Code for steering language models using learned activation directions. This repository contains two main components:
- Steering Benchmark - Evaluates steering across hundreds of concepts (personalities, moods, fears, places, personas)
- VLM Steering - Applies steering to vision-language models
universal_steering/
├── steering_benchmark/ # Benchmark evaluation pipeline
│ ├── run.py # Compute steering directions
│ ├── eval_generations.py # Generate steered outputs
│ ├── parse_results.py # Evaluate with GPT-4o judge
│ └── read_csv.py # Aggregate results
├── vlm_steering/ # Vision-language model steering
│ └── main.py # VLM steering examples
├── neural_controllers.py # Core controller class
├── control_toolkits.py # Direction computation algorithms
├── direction_utils.py # Hidden state extraction utilities
├── generation_utils.py # Text generation with hooks
├── rfm.py # Random Feature Model algorithm
├── utils.py # Dataset loaders and utilities
├── data/ # Concept lists (personalities, moods, etc.)
└── evaluation_prompts/ # GPT-4o evaluation templates
The benchmark evaluates steering effectiveness across 5 concept categories using multiple LLMs.
- Compute Directions: Extract steering directions from training data
python -m steering_benchmark.run --model_set phi --model_version 3-medium-4k-instruct- Generate Steered Outputs: Generate text with steering applied
python -m steering_benchmark.eval_generations --model_set phi --model_version 3-medium-4k-instruct- Evaluate with GPT-4o: Score generations for concept alignment
python -m steering_benchmark.parse_results --model_set phi --model_version 3-medium-4k-instruct- Aggregate Results: Compute success rates
python -m steering_benchmark.read_csv --model_set phi --model_version 3-medium-4k-instruct- Llama: 3.1-8B, 3.1-70B, 3.3-70B
- Phi: 3, 4, 3-medium-4k-instruct
- Falcon: 3-3B, 3-10B
- Mistral: Small-Instruct-2409, Large-Instruct-2407
Steer vision-language models on multimodal inputs.

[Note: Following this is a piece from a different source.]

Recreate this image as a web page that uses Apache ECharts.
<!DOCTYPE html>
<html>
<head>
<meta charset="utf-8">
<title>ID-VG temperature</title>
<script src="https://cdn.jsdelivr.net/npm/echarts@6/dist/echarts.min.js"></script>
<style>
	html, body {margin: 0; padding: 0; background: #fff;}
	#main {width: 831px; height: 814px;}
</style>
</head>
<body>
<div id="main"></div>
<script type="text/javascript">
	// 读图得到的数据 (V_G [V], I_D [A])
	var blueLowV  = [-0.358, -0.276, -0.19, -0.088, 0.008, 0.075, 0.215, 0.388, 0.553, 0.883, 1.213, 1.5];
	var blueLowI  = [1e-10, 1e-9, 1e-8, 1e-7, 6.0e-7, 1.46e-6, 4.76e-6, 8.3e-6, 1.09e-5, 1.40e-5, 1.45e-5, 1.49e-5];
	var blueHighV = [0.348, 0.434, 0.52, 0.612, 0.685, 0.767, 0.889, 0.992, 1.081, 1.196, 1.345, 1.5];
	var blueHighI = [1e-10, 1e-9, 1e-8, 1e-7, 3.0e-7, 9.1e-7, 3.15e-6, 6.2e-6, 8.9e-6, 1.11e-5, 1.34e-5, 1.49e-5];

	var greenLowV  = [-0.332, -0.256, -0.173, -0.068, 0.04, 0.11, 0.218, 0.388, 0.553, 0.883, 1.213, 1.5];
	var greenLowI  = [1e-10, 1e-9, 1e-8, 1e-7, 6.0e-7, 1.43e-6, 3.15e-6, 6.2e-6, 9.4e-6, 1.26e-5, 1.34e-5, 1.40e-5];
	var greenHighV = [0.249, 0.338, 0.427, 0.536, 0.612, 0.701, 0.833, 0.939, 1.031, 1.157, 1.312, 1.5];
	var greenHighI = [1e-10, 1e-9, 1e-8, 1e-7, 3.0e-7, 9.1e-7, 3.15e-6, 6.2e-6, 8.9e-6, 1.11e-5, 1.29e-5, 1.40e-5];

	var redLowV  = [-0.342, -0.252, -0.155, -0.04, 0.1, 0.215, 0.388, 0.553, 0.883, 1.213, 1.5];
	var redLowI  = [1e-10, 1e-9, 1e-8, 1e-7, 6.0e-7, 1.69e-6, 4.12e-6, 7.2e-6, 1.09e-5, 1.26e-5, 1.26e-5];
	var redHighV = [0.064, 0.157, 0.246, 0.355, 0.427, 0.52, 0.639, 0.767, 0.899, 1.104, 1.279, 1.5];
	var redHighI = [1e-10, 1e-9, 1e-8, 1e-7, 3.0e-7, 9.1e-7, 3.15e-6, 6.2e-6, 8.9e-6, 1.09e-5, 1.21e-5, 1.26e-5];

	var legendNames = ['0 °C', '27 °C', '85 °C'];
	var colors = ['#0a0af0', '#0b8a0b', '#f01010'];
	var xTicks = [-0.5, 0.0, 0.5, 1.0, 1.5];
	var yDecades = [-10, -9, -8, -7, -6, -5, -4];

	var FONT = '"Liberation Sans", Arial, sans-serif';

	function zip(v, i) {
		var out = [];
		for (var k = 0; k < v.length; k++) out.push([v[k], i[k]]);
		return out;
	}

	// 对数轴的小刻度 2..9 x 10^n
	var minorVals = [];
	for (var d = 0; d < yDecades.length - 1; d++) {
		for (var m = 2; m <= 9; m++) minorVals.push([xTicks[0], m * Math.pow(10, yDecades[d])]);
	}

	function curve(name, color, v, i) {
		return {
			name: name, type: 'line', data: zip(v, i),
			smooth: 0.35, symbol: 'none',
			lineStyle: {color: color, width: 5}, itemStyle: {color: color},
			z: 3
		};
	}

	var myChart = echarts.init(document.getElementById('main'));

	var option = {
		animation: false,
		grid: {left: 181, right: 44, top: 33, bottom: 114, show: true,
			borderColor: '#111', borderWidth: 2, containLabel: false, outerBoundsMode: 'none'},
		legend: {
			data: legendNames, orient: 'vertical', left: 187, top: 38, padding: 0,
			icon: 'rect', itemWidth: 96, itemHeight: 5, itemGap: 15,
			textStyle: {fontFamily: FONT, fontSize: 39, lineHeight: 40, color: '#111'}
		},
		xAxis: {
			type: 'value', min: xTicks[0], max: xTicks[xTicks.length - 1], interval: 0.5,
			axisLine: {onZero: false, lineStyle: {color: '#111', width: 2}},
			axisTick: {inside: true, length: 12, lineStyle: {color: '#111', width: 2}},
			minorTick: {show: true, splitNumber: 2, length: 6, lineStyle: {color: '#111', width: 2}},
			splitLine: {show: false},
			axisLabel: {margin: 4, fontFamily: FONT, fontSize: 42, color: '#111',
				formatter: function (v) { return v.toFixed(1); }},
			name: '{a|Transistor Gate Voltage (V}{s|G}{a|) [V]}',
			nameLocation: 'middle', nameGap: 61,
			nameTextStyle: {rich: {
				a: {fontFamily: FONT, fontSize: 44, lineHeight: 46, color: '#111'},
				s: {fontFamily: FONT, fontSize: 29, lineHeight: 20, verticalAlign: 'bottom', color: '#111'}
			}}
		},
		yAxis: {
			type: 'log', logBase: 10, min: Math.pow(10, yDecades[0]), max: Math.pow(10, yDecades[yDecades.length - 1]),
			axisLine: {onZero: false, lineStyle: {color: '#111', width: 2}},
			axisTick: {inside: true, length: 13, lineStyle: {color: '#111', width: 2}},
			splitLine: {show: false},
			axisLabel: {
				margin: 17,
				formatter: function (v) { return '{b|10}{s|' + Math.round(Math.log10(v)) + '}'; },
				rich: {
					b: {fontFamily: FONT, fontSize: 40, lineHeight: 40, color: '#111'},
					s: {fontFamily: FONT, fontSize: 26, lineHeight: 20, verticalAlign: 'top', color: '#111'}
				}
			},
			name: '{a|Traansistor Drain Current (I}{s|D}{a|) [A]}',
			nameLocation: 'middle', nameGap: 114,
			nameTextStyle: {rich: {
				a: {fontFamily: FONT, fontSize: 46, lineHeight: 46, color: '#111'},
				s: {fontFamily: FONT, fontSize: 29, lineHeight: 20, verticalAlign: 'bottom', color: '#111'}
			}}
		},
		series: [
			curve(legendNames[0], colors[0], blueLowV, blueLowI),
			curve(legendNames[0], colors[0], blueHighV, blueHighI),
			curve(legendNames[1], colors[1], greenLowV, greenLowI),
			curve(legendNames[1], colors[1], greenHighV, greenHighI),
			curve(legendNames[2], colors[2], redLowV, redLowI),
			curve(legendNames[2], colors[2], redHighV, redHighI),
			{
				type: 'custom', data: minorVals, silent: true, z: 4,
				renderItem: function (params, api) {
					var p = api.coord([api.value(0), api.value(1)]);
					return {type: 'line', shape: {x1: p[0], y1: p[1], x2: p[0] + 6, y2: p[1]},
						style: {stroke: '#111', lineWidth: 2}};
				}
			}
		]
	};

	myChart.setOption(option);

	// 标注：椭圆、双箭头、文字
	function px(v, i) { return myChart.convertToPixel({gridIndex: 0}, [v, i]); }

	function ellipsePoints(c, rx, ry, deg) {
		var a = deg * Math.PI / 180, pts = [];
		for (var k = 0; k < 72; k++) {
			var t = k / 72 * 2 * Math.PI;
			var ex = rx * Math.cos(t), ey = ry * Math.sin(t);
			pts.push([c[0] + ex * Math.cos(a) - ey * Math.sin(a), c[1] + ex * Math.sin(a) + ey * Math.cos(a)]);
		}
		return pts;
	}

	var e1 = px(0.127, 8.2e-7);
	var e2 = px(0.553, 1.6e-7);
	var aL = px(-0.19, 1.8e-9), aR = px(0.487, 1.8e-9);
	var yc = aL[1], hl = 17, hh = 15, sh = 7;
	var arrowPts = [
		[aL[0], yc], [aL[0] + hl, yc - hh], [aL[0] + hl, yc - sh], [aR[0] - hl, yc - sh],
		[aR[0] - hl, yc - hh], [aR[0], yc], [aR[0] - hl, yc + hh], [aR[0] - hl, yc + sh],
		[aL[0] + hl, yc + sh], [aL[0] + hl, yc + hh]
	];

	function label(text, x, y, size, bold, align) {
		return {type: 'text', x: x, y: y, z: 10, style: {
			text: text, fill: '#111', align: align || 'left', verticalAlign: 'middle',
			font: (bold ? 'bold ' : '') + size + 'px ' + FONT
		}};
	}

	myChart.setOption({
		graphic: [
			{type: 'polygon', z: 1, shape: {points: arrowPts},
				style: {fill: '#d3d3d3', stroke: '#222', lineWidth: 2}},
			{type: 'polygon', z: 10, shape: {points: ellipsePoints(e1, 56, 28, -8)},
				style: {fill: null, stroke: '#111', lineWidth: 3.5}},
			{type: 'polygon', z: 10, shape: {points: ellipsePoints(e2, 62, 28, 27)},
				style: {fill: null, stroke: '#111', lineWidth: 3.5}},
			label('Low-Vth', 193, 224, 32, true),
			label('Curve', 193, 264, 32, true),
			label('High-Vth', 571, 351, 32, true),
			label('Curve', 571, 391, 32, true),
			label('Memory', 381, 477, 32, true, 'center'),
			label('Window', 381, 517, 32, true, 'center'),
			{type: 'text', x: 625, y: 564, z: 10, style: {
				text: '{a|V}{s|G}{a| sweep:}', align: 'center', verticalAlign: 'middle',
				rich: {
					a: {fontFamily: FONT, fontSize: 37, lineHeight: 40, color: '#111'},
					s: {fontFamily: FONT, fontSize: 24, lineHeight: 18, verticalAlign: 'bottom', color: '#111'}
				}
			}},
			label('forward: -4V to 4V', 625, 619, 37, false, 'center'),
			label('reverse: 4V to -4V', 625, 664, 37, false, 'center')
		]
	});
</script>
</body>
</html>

from vlm_steering.main import select_llm, generate
# Load model
llm = select_llm('llama-vision')
# Generate with steering
generate('conspiracy', llm, prompt, image=image, coefs=[0.3, 0.4])- Llama-Vision: 3.2-90B
- LLaVA: 1.5-7B
- Gemma: 2-9B (text-only)
- RFM (default): Random Feature Model with metric learning
- Linear: Linear regression probe
- Logistic: Logistic regression probe
- PCA: Principal component analysis
- Mean Difference: Simple difference between class means
- PyTorch
- Transformers (Hugging Face)
- OpenAI API (for GPT-4o evaluation)
- CUDA-capable GPU